パッケージング
 パッケージングを簡単に言ってしまうと、室内や荷室のスペースをどのように確保してデザインに反映させるかという検討の事。そこには数値的な根拠や人間工学が入ることはもちろん、感覚的な要素や文化意識まで反映される。だから「これが正解」という明解な答えはないが、コンセプトに準じてはっきり目指す基準はある。
 ちなみにヨーロッパ製の小型車の場合、スタイリングに優先して室内を広く採る傾向があり、有効体積を非常に気にする。日本車の場合は、パッケージングというのはクルマのカテゴリーによって許容値が暗黙にあるのか、車格や全長によってだいたいのラインが割り出せるクルマが多い。
そのため単純に両者を比べると、同じスペースでの有効体積には随分と開きがある。数知的な差も歴然とあるが、感覚的な差はもっと激しい。これは身長差という問題だけでは片付けられない、煮詰めの時間の差に見えてならない。例えばシートと室内幅の相対関係は、ヨーロッパ車と日本車では全くその縮尺が違う。あるいはフロントウィンドウの位置や角度が、ドライバーが心理的にベストポジションをとれない様になっているクルマも日本車にはある。

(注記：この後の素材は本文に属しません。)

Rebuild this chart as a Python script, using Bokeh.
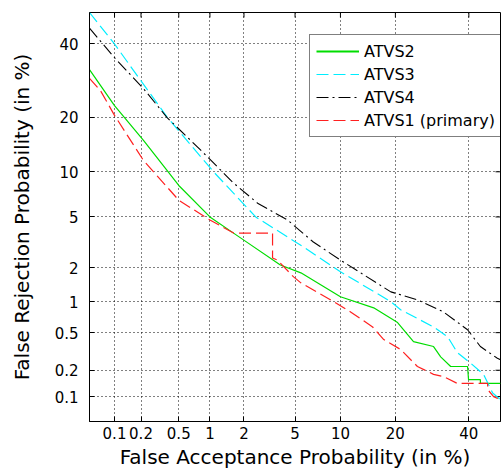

 敢えて狭く作っているクルマのカテゴリーもあるという(「囲まれ感」という意味不明な単語)話をどこかで聞いた事があるが、時折自分のクルマから国産車に乗り替えて見ると、「広く作るべきクルマ」であってもその閉塞感に具合が悪くなることがある。それを考えると、どうもユーザーの嗜好性というよりは開発陣の普段の生活の問題の様に思えてならないのだが。